Awareness – Are you kidding?
November has been pegged as diabetes month and today is World Diabetes Day. Like we need a month or day to remind everyone that diabetes is growing at epidemic rates and is not just a global healthcare crisis but also a financial crisis. Listen if people don’t know this by now they are as clueless as Chicago Bears head coach John Fox calling for a replay which ends up costing us the game, but we digress.
This month you’ll see lots of stories like the one posted by Reuters which stated;
“The number of people living with diabetes has tripled since 2000, pushing the global cost of the disease to $850 billion a year, medical experts said on Tuesday.
The vast majority of those affected have type 2 diabetes, which is linked to obesity and lack of exercise, and the epidemic is spreading particularly fast in poorer countries as people adopt Western diets and urban lifestyles.
The latest estimates from the International Diabetes Federation mean that one in 11 adults worldwide have the condition, which occurs when the amount of sugar in the blood is too high.
The total number of diabetics is now 451 million and is expected to reach 693 million by 2045 if current trends continue.
The high price of dealing with the disease reflects not only the cost of medicines but also the management of a range of complications, such as limb amputations and eye problems.”
Think about that first paragraph just for a moment and then think of all the time and money that has been wasted in the pursuit of way cool whiz bang toys that have done nothing to improve the lives of millions of patients with diabetes. Think of how so many have enriched themselves, yet patients aren’t getting any better.
It’s these numbers that companies use as ammunition when raising money. Each company claims they have the secret sauce the magic potion that will change these numbers. When the fact is no one has the secret sauce and there is no magic potion. The reality is diabetes isn’t about patients its about money – who spends it, who saves it and who makes it.
At this very moment insulin pump patients wonder whether the company that makes their life sustaining device will be around to support it. Others worry about whether they can afford the drugs that keep them alive. Sadly, far too many patients wonder why companies are making their lives more complex and not easier.
Yes, there are answers however no one wants to listen. Rather than acknowledge the system is broken, that the old way of doing things just doesn’t work they continue along the same path that has proven one thing; it doesn’t work. Rather than listen to patients they give these people lip service and do what’s best to hit next quarters numbers.
As we have said many times we could care less if companies make billions and executives make millions IF patients were getting the help they need. But as these numbers point out the situation isn’t getting better and in many ways, it’s getting worse, a lot worse.

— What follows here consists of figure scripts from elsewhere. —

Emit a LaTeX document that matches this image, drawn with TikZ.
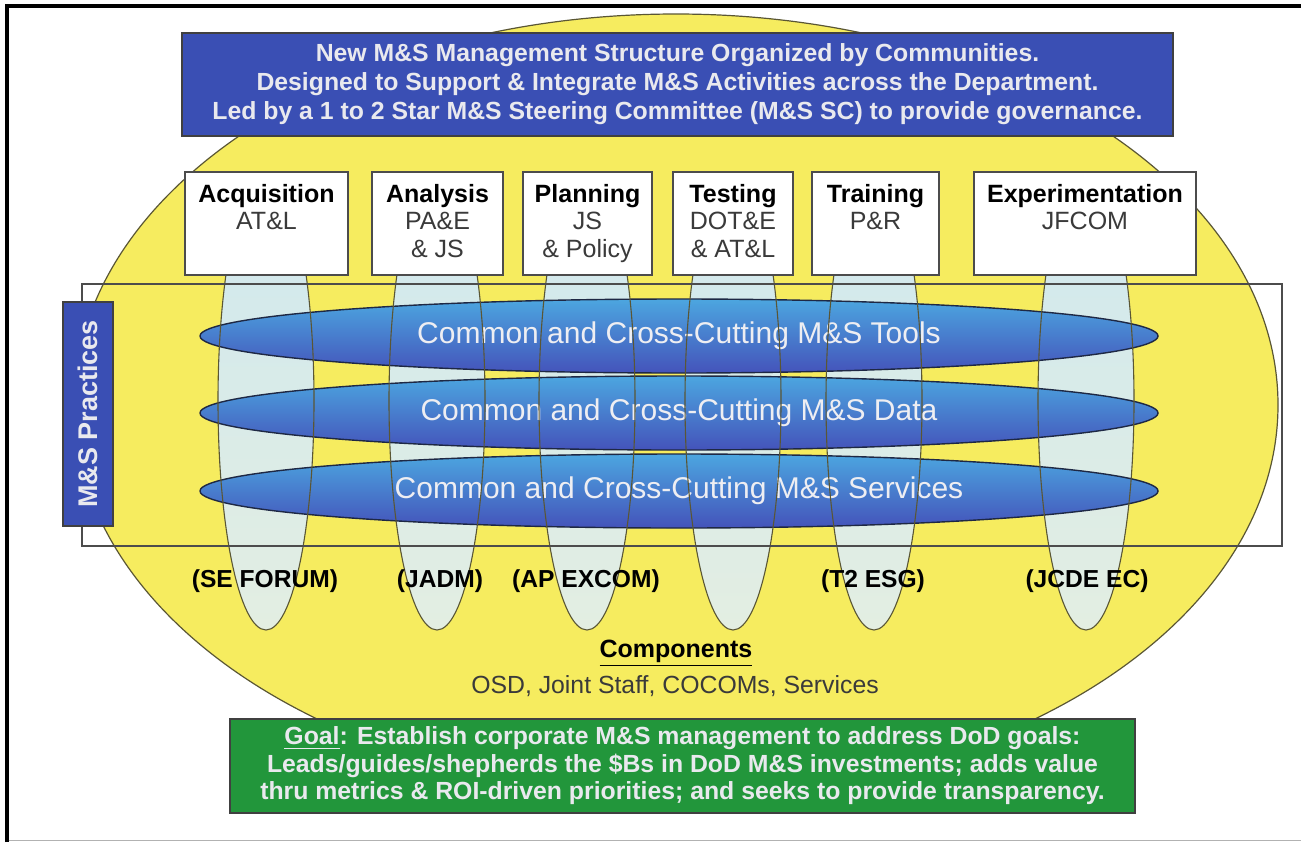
\documentclass[tikz,border=0pt]{standalone}
\usepackage{fontspec}
\setmainfont{Liberation Sans}
\usetikzlibrary{shapes.geometric}
\definecolor{worldyellow}{HTML}{F6EC5F}
\definecolor{edgebrown}{HTML}{5A5634}
\definecolor{headblue}{HTML}{3A4FB4}
\definecolor{goalgreen}{HTML}{22963B}
\definecolor{boxtext}{HTML}{E9E9EE}
\definecolor{pillartop}{HTML}{CFE8EF}
\definecolor{pillarbot}{HTML}{E3EEE2}
\definecolor{bandtop}{HTML}{4CA6E0}
\definecolor{bandbot}{HTML}{4453BA}
\definecolor{bandedge}{HTML}{1E2844}
\definecolor{bandtext}{HTML}{EEEEF2}
\definecolor{subgray}{HTML}{3A3A3A}
\begin{document}
\begin{tikzpicture}[x=0.5pt,y=-0.5pt]
\useasboundingbox (0,0) rectangle (1301,842);

% Style for nodes
\tikzstyle{pillar}=[ellipse,inner sep=0pt,top color=pillartop,bottom color=pillarbot,minimum width=48pt,minimum height=229pt]
\tikzstyle{rim}=[draw=edgebrown,line width=0.55pt]
\tikzstyle{band}=[ellipse,inner sep=0pt,draw=bandedge,line width=0.7pt,top color=bandtop,bottom color=bandbot,minimum width=479pt,minimum height=37pt,text=bandtext,font=\fontsize{15}{18}\selectfont]
\tikzstyle{bluebox}=[rectangle,draw=black!75,line width=0.8pt,text=boxtext,align=center,inner sep=0pt,font=\fontsize{12.4}{14.5}\selectfont\bfseries]
\tikzstyle{unit}=[rectangle,draw=black!70,fill=white,line width=0.8pt,align=center,inner sep=0pt,minimum height=51.5pt,font=\fontsize{12.5}{13.75}\selectfont,execute at begin node={\rule{0pt}{11.5pt}},execute at end node={\rule[-3pt]{0pt}{3pt}}]
\tikzstyle{forum}=[inner sep=0pt,font=\fontsize{12.3}{14}\selectfont\bfseries]

% Page frame
\draw[line width=2pt] (7,842) -- (7,6) -- (1301,6);
\draw[gray!60,line width=0.5pt] (9,840.5) -- (1301,840.5);

% The community oval
\node[ellipse,inner sep=0pt,draw=edgebrown,line width=0.6pt,fill=worldyellow,minimum width=602pt,minimum height=391pt] (world) at (676,405) {};
\node[bluebox,fill=headblue,minimum width=495.5pt,minimum height=51.5pt] (head) at (677.5,84.5) {New M\&S Management Structure Organized by Communities.\\Designed to Support \& Integrate M\&S Activities across the Department.\\Led by a 1 to 2 Star M\&S Steering Committee (M\&S SC) to provide governance.};

% Pillars under the communities
\node[pillar] (p1) at (266,401) {};
\node[pillar] (p2) at (437,401) {};
\node[pillar] (p3) at (587,401) {};
\node[pillar] (p4) at (733,401) {};
\node[pillar] (p5) at (874,401) {};
\node[pillar] (p6) at (1086,401) {};

% Cross-cutting bands
\node[band] (tools) at (679,336) {Common and Cross-Cutting M\&S Tools};
\node[band] (data) at (679,413) {Common and Cross-Cutting M\&S Data};
\node[band] (services) at (679,491) {Common and Cross-Cutting M\&S Services};

\draw[rim] (p1.center) ellipse [x radius=48,y radius=229];
\draw[rim] (p2.center) ellipse [x radius=48,y radius=229];
\draw[rim] (p3.center) ellipse [x radius=48,y radius=229];
\draw[rim] (p4.center) ellipse [x radius=48,y radius=229];
\draw[rim] (p5.center) ellipse [x radius=48,y radius=229];
\draw[rim] (p6.center) ellipse [x radius=48,y radius=229];

% The communities
\node[unit,minimum width=81.5pt] (acq) at (266.5,223.5) {\textbf{Acquisition}\\\textcolor{subgray}{AT\&L}\\\mbox{}};
\node[unit,minimum width=65.5pt] (ana) at (437.5,223.5) {\textbf{Analysis}\\\textcolor{subgray}{PA\&E}\\\textcolor{subgray}{\& JS}};
\node[unit,minimum width=64.5pt] (pla) at (587.5,223.5) {\textbf{Planning}\\\textcolor{subgray}{JS}\\\textcolor{subgray}{\& Policy}};
\node[unit,minimum width=60pt] (tes) at (733,223.5) {\textbf{Testing}\\\textcolor{subgray}{DOT\&E}\\\textcolor{subgray}{\& AT\&L}};
\node[unit,minimum width=63.5pt] (tra) at (875.5,223.5) {\textbf{Training}\\\textcolor{subgray}{P\&R}\\\mbox{}};
\node[unit,minimum width=111pt] (exp) at (1085,223.5) {\textbf{Experimentation}\\\textcolor{subgray}{JFCOM}\\\mbox{}};

% Practices frame
\node[draw=black!70,line width=0.6pt,minimum width=600pt,minimum height=131pt,inner sep=0pt] (practices) at (682,415) {};
\node[bluebox,fill=headblue,rotate=90,minimum width=112pt,minimum height=25pt,font=\fontsize{13.5}{16}\selectfont\bfseries] (tag) at (88,414) {M\&S Practices};

% Forums
\node[forum] (f1) at (265,581) {(SE FORUM)};
\node[forum] (f2) at (440,581) {(JADM)};
\node[forum] (f3) at (586,581) {(AP EXCOM)};
\node[forum] (f5) at (873,581) {(T2 ESG)};
\node[forum] (f6) at (1087,581) {(JCDE EC)};

\node[inner sep=0pt,font=\fontsize{12.5}{15}\selectfont\bfseries] (comp) at (676,653) {\underline{Components}};
\node[inner sep=0pt,font=\fontsize{12.4}{15}\selectfont,text=subgray] (members) at (675,686) {OSD, Joint Staff, COCOMs, Services};

% Goal
\node[bluebox,fill=goalgreen,minimum width=452.5pt,minimum height=47pt,font=\fontsize{12.4}{13.75}\selectfont\bfseries] (goal) at (682.5,766) {\underline{Goal}: Establish corporate M\&S management to address DoD goals:\\Leads/guides/shepherds the \$Bs in DoD M\&S investments; adds value\\thru metrics \& ROI-driven priorities; and seeks to provide transparency.};
\end{tikzpicture}
\end{document}
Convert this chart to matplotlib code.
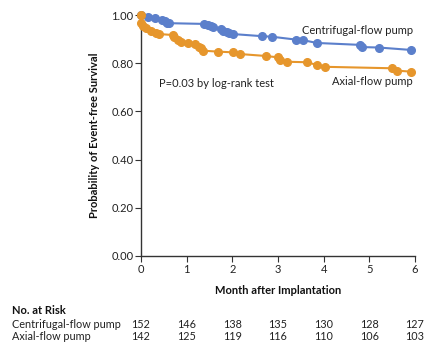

Yes, there will be lots of pontificating, lots of awards and acknowledgement of those who have made contributions to diabetes, but they are shallow efforts that avoid the real problem. Again, go back to the first paragraph of the Reuters story the number of patients has TRIPLED since 2000 and the global cost is almost a TRILLION dollars annually.
We can remember when we first started writing Diabetic Investor when we told Momma Kliff that we are probably the only business that wants to be put out of business. That we would cherish and celebrate the day when that happened. Sadly, we are no closer to that day then we were 20 years ago.
Even worse we have the tools available that could help make patients’ lives much easier IF they were used. We have some of the best drugs which if taken as prescribed would go a long way towards making patients lives better. Yet instead of focusing on the basics, the blocking and tackling of diabetes, nope it’s all about way cool whiz bang. It’s all about the toys in the toy chest. And it’s all wrong but no one is listening, no one seems to care as long as the money cycle continues.
Our dream is that one day the world will awaken and realize that it’s time for the patients’ needs to come before the money cycle. That plenty of money can be made by putting the patient first. But this dream gives way to the nightmare that when it comes to diabetes it’s all about the bucks.